Turtle, I am told, are to be found at this isle from January to June. The method of catching them is to have people upon the several sandy bays, to watch their coming on shore to lay their eggs, which is always in the night, and then to turn them on their backs, till there be an opportunity to take them off the next day. It was recommended to us to send a good many men to each beach, where they were to lie quiet till the turtle were ashore, and then rise and turn them at once. This method may be the best when the turtle are numerous; but when there are but few, three or four men are sufficient for the largest beach; and if they keep patroling it, close to the wash of the surf, during the night, by this method they will see all that come ashore, and cause less noise than if there were more of them. It was by this method we caught the most we got; and this is the method by which the Americans take them.
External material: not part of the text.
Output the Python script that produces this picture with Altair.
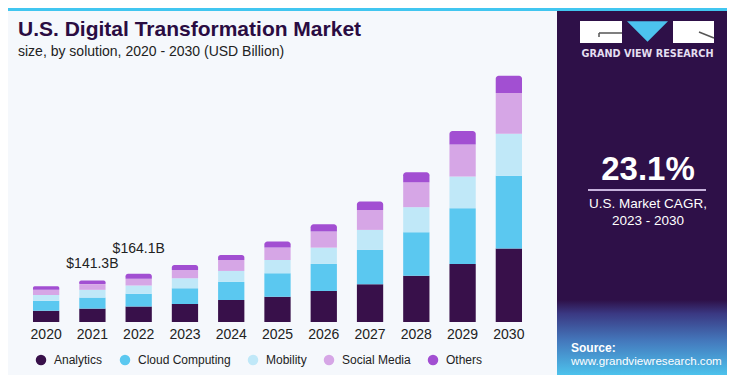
import altair as alt
import pandas as pd

# ---------------- data ----------------
years = ["2020", "2021", "2022", "2023", "2024", "2025", "2026", "2027", "2028", "2029", "2030"]
series = ["Analytics", "Cloud Computing", "Mobility", "Social Media", "Others"]
analytics = [38.4, 45.5, 52.4, 61.2, 74.8, 86.0, 105.4, 128.2, 157.4, 197.2, 249.2]
cloud = [34.0, 37.5, 43.5, 53.4, 61.2, 79.6, 91.8, 116.6, 147.6, 189.4, 247.2]
mobility = [19.4, 26.2, 28.4, 34.0, 37.4, 45.2, 55.4, 68.0, 85.0, 107.4, 142.8]
social = [18.0, 19.5, 22.8, 28.2, 37.4, 41.8, 54.4, 68.0, 85.0, 108.8, 138.4]
others = [11.2, 12.6, 17.0, 17.0, 17.0, 20.4, 25.2, 28.2, 34.0, 45.6, 58.8]
colors = ["#38104a", "#5bc8f0", "#c0e8f8", "#d6a6e6", "#a24fd2"]

callout_years = ["2021", "2022"]
callout_labels = ["$141.3B", "$164.1B"]

title_text = "U.S. Digital Transformation Market"
subtitle_text = "size, by solution, 2020 - 2030 (USD Billion)"
brand_text = "GRAND VIEW RESEARCH"
cagr_value = "23.1%"
cagr_line1 = "U.S. Market CAGR,"
cagr_line2 = "2023 - 2030"
source_label = "Source:"
source_url = "www.grandviewresearch.com"

# ---------------- tables ----------------
cols = [analytics, cloud, mobility, social, others]
rows = []
for si, (name, vals) in enumerate(zip(series, cols)):
    for y, v in zip(years, vals):
        rows.append({"year": y, "series": name, "value": v, "idx": si})
df = pd.DataFrame(rows)

totals = {y: sum(c[i] for c in cols) for i, y in enumerate(years)}
df_call = pd.DataFrame({
    "year": callout_years,
    "label": callout_labels,
    "total": [totals[y] for y in callout_years],
})

PANEL = "#2e1048"
FONT = "Liberation Sans"

xscale = alt.Scale(domain=years, paddingInner=0.432, paddingOuter=0.216)
yscale = alt.Scale(domain=[0, 900], nice=False)

xenc = alt.X("year:N", scale=xscale, sort=years,
             axis=alt.Axis(title=None, labelAngle=0, ticks=False, tickSize=0, domain=False,
                           grid=False, labelFontSize=14, labelColor="#222222",
                           labelFont=FONT, labelPadding=5))

colorenc = alt.Color("series:N", scale=alt.Scale(domain=series, range=colors),
                     legend=alt.Legend(title=None, orient="none", direction="horizontal",
                                       legendX=12, legendY=297, symbolType="circle",
                                       symbolSize=110, symbolStrokeWidth=0, symbolOpacity=1,
                                       labelFontSize=12, labelFont=FONT, labelColor="#222222",
                                       columnPadding=16, labelOffset=7, padding=0))

base = alt.Chart(df).transform_stack(
    stack="value", groupby=["year"], as_=["y0", "y1"],
    sort=[alt.SortField("idx", order="ascending")],
)

bars = base.transform_filter(alt.datum.series != "Others").mark_bar().encode(
    x=xenc,
    y=alt.Y("y0:Q", scale=yscale, axis=None),
    y2="y1:Q",
    color=colorenc,
)
tops = base.transform_filter(alt.datum.series == "Others").mark_bar(
    cornerRadiusTopLeft=3, cornerRadiusTopRight=3
).encode(
    x=xenc,
    y=alt.Y("y0:Q", scale=yscale, axis=None),
    y2="y1:Q",
    color=colorenc,
)

def callout(year, dy):
    return alt.Chart(df_call).transform_filter(alt.datum.year == year).mark_text(
        fontSize=14, font=FONT, color="#222222", baseline="alphabetic", dy=dy
    ).encode(x=alt.X("year:N", scale=xscale, sort=years),
             y=alt.Y("total:Q", scale=yscale), text="label:N")

one = pd.DataFrame({"k": [0]})

def box(x, x2, y, y2, color):
    return alt.Chart(one).mark_rect(color=color).encode(
        x=alt.value(x), x2=alt.value(x2), y=alt.value(y), y2=alt.value(y2))

def seg(x, x2, y, y2, color, w):
    return alt.Chart(one).mark_rule(color=color, strokeWidth=w).encode(
        x=alt.value(x), x2=alt.value(x2), y=alt.value(y), y2=alt.value(y2))

def txt(s, x, y, size, color, weight="normal", align="left", font=FONT):
    return alt.Chart(pd.DataFrame({"t": [s]})).mark_text(
        align=align, baseline="alphabetic", fontSize=size, fontWeight=weight,
        font=font, color=color
    ).encode(x=alt.value(x), y=alt.value(y), text="t:N")

panel = box(534, 704, -49, 318, PANEL)
grad = alt.Chart(one).mark_rect(color=alt.Gradient(
    gradient="linear", x1=0, x2=0, y1=0, y2=1,
    stops=[alt.GradientStop(offset=0, color=PANEL),
           alt.GradientStop(offset=0.18, color="#3a3882"),
           alt.GradientStop(offset=0.55, color="#4479bd"),
           alt.GradientStop(offset=1, color="#4dc2ec")])).encode(
    x=alt.value(534), x2=alt.value(704), y=alt.value(243), y2=alt.value(318))
topband = box(-15, 704, -49, -46, "#41c6f0")

logo_left = box(557, 599, -36, -14, "#ffffff")
logo_right = box(650, 691, -36, -14, "#ffffff")
logo_tri = alt.Chart(one).mark_point(
    shape="M-1,-0.5L1,-0.5L0,0.5Z", filled=True, opacity=1, color="#4cc3ee", size=1681
).encode(x=alt.value(624.5), y=alt.value(-25.5))
g1 = seg(576, 599, -24, -24, "#555555", 1.5)
g2 = seg(576, 576, -24, -20, "#555555", 1.5)
r1 = seg(676, 691, -25, -19, "#555555", 1.5)

cagr_rule = seg(565, 683, 133, 133, "#c7b3dc", 2)

layers = [
    bars, tops, callout("2021", -12), callout("2022", -21),
    panel, grad, topband,
    logo_left, logo_right, logo_tri, g1, g2, r1,
    txt(title_text, -5, -21, 21, "#2a0c42", weight="bold"),
    txt(subtitle_text, -5, -1, 14, "#222222"),
    txt(brand_text, 624.5, 0, 9.7, "#e4def0", weight="bold", align="center", font="DejaVu Sans"),
    txt(cagr_value, 625, 123, 33, "#ffffff", weight="bold", align="center"),
    cagr_rule,
    txt(cagr_line1, 625, 151, 13.5, "#ffffff", align="center"),
    txt(cagr_line2, 625, 168, 13.5, "#ffffff", align="center"),
    txt(source_label, 548, 295, 12, "#ffffff", weight="bold"),
    txt(source_url, 548, 308, 11.6, "#ffffff"),
]

chart = alt.layer(*layers).properties(
    width=509, height=265,
    autosize=alt.AutoSizeParams(type="none"),
    padding={"left": 15, "top": 49, "right": 195, "bottom": 53},
    background="#f5f8fc",
).configure_view(stroke=None)

chart.save("out.html", embed_options={"renderer": "svg", "actions": False})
Nothing is more certain, than that all the turtle which are found about this island, come here for the sole purpose of laying their eggs; for we met with none but females; and of all those which we caught, not one had any food worth mentioning in its stomach; a sure sign, in my opinion, that they must have been a long time without any; and this may be the reason why the flesh of them is not so good as some I have eat on the coast of New South Wales, which were caught on the spot where they fed.

The watch made 8° 45' difference of longitude between St Helena and Ascension; which, added to 5° 49' the longitude of James Fort in St Helena, gives 14° 34' for the longitude of the Road of Ascension, or 14° 30' for the middle of the island, the latitude of which is 8° S. The lunar observations made by Mr Wales, and reduced to the same point of the island by the watch, gave 14° 28' 30" west longitude.

On the 31st of May, we left Ascension, and steered to the northward with a fine gale at S.E. by E. I had a great desire to visit the island of St Matthew, to settle its situation; but as I found the wind would not let me fetch it, I steered for the island of Fernando de Noronha on the coast of Brazil, in order to determine its longitude, as I could not find this had yet been done. Perhaps I should have performed a more acceptable service to navigation, if I had gone in search of the island of St Paul, and those shoals which are said to lie near the equator, and about the meridian of 20° W.; as neither their situation nor existence are well known. The truth is, I was unwilling to prolong the passage in searching for what I was not sure to find; nor was I willing to give up every object, which might tend to the improvement of navigation or geography, for the sake of getting home a week or a fortnight sooner. It is but seldom that opportunities of this kind offer; and when they do, they are too often neglected.